The Conference Board leading economic index (LEI) for Germany remained unchanged in February this year at 88.5 following a 1.1-per cent decline in January.

The LEI for Germany contracted by 3.6 per cent between August 2023 and February 2024, an accelerated pace of decline from the 2-per cent contraction over the previous six-month period.

The US think tank’s coincident economic index (CEI) for the country also remained unchanged in February at 103.9 after a 0.1-per cent increase in January.

Over the six-month period between August 2023 and February 2024, the CEI for Germany fell by 0.3 per cent, continuing the 0.2-per cent decline over the previous six-month period.

The LEI provides an early indication of significant turning points in the business cycle and where the economy is heading in the near term, whereas the CEI offers an indication of the current state of the economy.

“The LEI for Germany was unchanged in February, pausing at the lowest level since March 2010 reached last month,” said Allen Li, associate economist at the think tank.

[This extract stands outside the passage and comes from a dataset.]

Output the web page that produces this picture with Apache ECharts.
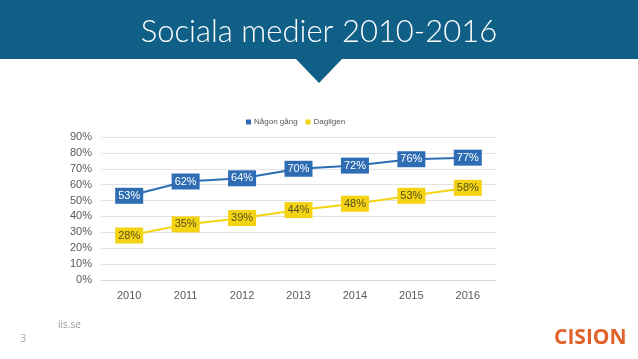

“February’s flat reading was the result of positive contributions from consumer confidence, stock prices, and change in inventories being balanced by negative contributions from the yield spread and new residential construction orders,” he said in a release from the think tank.

“LEI growth on a six-month basis remains negative and below its long-term trend, thus signalling recession risks in the near term. The Conference Board currently expects Germany’s real GDP to be flat in Q1 ’24 and recover only modestly in subsequent quarters,” he added.